Similarly, the centuries-old kaavad-storytelling tradition of the Mewar and Marwar regions of Rajasthan uses portable wooden shrines made by Basayati suthars or carpenters. Unlike the phad scrolls which are displayed in their entirety, the structure of the painted kaavad allows the storytellers – kaavadiya bhats or ravs – to fold and unfold panels during with their recitation.
In her book on this tradition, Nina Sabnani compares the experience and function of the kaavad to that of a tirtha yatra, to the extent that the kaavad itself becomes a portable pilgrimage, a travelling shrine. Patrons commission storytellers to recite narratives tailored to them, which often include genealogies of their families integrated with religious stories.
But the kaavad storytellers are more than entertainers. They are the facilitators of journeys – bringing shrines to their patrons and creating purely conceptual pilgrimages with their words.
As virtual modes of pilgrimage, both traditions function much like the online darshans that are offered by many temples in India today. But they do much more by also serving as maps, or more appropriately nakshas. This distinction is important because while maps from Western cartography are diagrams that provide context of scale, measurable distance, cardinal directions and more, nakshas are a broader category comprising of visuals that are often iconised and idealised. Instead of guiding the viewers’ physical or geographical movements, phads and kaavads allow their audiences to negotiate their proximity to a shrine, tirtha or deity.

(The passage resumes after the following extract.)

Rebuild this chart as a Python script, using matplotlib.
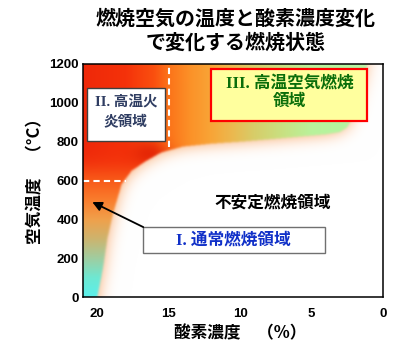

In fact, the idea of spiritual transformation is inherent in the concept of tirtha, which is defined as a crossing rather than simply a journey. Such a crossing, according to scholar Diana Eck, can be interpreted as physical movement, like travel, but also implies a transcendental passing or a change within. As the navigational needs for these metaphysical journeys varied, so did the iconographical and visual tropes that communities of artists and performers came to rely on. Moreover, it is very likely that at the time at which these traditions became popular, most audiences had no other way of viewing the sites and shrines.
The current proliferation of print images and digital resources makes it possible for viewers to be familiar with iconic sites, landmarks, and monuments without ever having visited them. But has access really changed all that much? Though it is true that hazardous yatras, like those to Kedarnath and Amarnath, have become somewhat easier with newer means of travel, changes in technology have not guaranteed access for all.
As Sabnani points out, the hierarchies of caste, religion, and feudal structures still restrict sections of Indian society from entering many sacred spaces. In most cases, it is only through painted kaavad shrines that these patrons can situate themselves in the presence of the deity. Though such inequalities gave rise to alternatives to pilgrimages, the resulting traditions are not always equitable. Misguided notions of impurity that have long been associated with women control how close female devotees can be to these objects. Specifically, they are not allowed to touch consecrated phads because they are believed to be Dev Narayan shrines not just representations.
As we consider these issues, it is but natural to draw parallels with current restrictions in movement caused by the pandemic. Now, more than ever, privileges of access to safe spaces and lifesaving resources have revealed disparities in societies all over the world. Faced with tragedy, many of us have sought comfort in the arts. Like the viewers of phads and kaavads, we have remotely accessed places that we can no longer enter physically.
Day after day, we have entertained ourselves with stories and embarked on mental journeys as prolonged periods of isolation and uncertainty push us to cross over and emerge, collectively, transformed.
Vrinda Agrawal is a PhD student in the History of Art at the University of Michigan.